If heartbreaking love stories like “Steel Magnolias,” “The Notebook,” “Titanic” or “Love Story” are up your alley, you will want to get yourself to the theater for the retelling of one of literature’s most tragic love stories: “Romeo & Juliet.”
Shakespeare’s tale of the star-crossed lovers has been reinterpreted for movie audiences in 2013, and the decision was made to present the saga in such a way that you needn’t be a student of Shakespeare to understand it — although the language is still very much old English.
So while the Bard’s traditional, romantic story remains intact, the update for modern audiences, which is visually very appealing — might be perceived by some as dumbing it down. But for Douglas Booth, who plays Romeo, working on the film was inspirational.
“We grew up in England with Shakespeare,” the handsome British actor tells eHarmony. “But not until I worked on this film did I truly fall in love with his text. Since doing it, I have seen so many more of Shakespeare’s plays on stage because they’re brilliant.”
While Hailee Steinfeld, who plays Juliet, adds, “Before we had started, [screenwriter] Julian [Fellowes] said something that stuck with me ever since. He said, ‘This generation deserves their own Romeo and Juliet.'”
For that very reason, Fellowes, best known here in America as the creator of “Downton Abbey,” which has its own tragic love stories, agreed to write the script. But there was an additional appeal. For Fellowes, who is a fan of the 1968 Franco Zeffirelli film version, the whole business of love ending up in death is something he grew up on. He cites tragic American ’60s teen love songs, such as “Tell Laura I Love Her” and “Leader of the Pack,” where the boyfriends die in car crashes, as being his source of adolescent culture that makes him respond to tales of tragic love to this day.
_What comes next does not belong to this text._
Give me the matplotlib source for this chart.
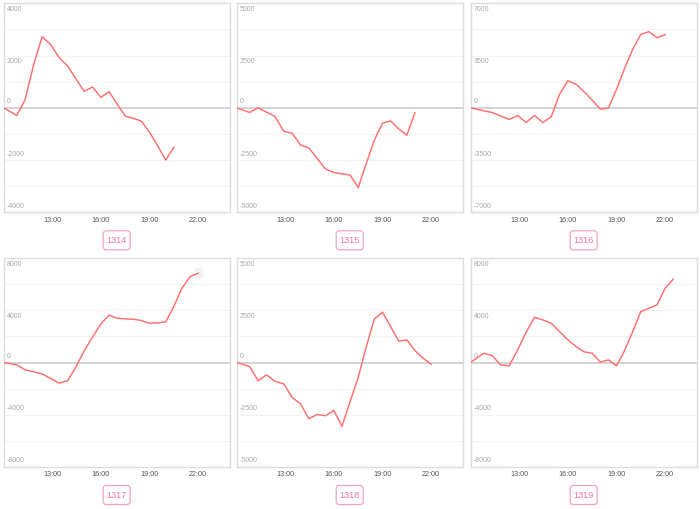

“There is something about the ultimate sacrifice to preserve your love, which is completely pure and takes over your life, that we all find very appealing because it is an ideal that most of us don’t live up to,” Fellowes says. “What we like about these lovers is they don’t think that. They go all the way and, in the end, they would rather die than be apart. It somehow chimes with first love and early love, which we have all been through. ‘Romeo & Juliet’ more than any other story brings that back to us and takes us back to that emotion.”
Early on in “Romeo & Juliet,” Romeo, as do so many young men, appears to be fickle. When we first meet him, he is passionately in love with Rosaline (Nathalie Rapti Gomez), but when he crashes a party at the Capulets — his family’s arch rivals — in order to be with her, and spies the blossoming beauty of young Juliet, he can’t resist the forbidden fruit.
“He very much lives in the moment to the most extreme degrees,” Booth says of Romeo. “He falls very quickly in love. He obviously didn’t find true love until he met Juliet. He thought he was in love with Rosaline, he was head-over-heels and he was busy carving a bust of her at the beginning of the movie. Then suddenly he sees Juliet … and he’s going to do anything he needs to do to be with his Juliet. Nothing will stop him. Nothing.”
To capture that feeling of intense attraction and forbidden love, Booth and Steinfeld took a couple of weeks in Italy prior to filming to get to know each other. And it was time well spent, because as movies don’t film in sequence, their first day of work called for them to shoot the balcony scene. It was do-or-die time.
“It takes work beforehand to make sure that you know who you are, you know your journey, so wherever you’re jumping into it, you know exactly where you’re supposed to be,” Booth says. “So you do have to make sure that you know how to maintain that kind of connection throughout the whole filming period.”
Steinfeld, who coincidentally happened to be reading the original Romeo & Juliet at school at the same time she was filming, adds, “I think as actors we have great chemistry. I think that was important for us to have that for the story to be impactful.”
And it is. Despite knowing how the story ends, the second half of the film catches viewers up in the emotion of the story, the desperate quest to get Romeo the message that his Juliet isn’t really dead, and Friar Laurence’s (Paul Giamatti) attempt to keep Juliet from following her Romeo into death. It is definitely a two-hankie movie.
But there is more to the movie than just the love story. The long-standing feud between the Capulets and Romeo’s family, the Montagues, provides a number of action sequences. Not the action of a Dwayne Johnson or Bruce Willis movie, but there are some pretty cool sword-fights that produced a few cut knuckles and grazes among the cast.
But at the end of the day, “Romeo & Juliet” is a movie about love, so we had to ask: What was the most romantic thing that someone has done for either of its stars?
Steinfeld demurred answering, and as she is only 16, we let her get away without a reply, but Booth, after much prompting, responded, “It was probably something quite small actually. I think the most romantic things are always small, kind gestures from people you love.”
“Romeo & Juliet,” directed by Carlo Carlei from a screenplay by Julian Fellowes, opens in theaters on Friday, Oct. 11.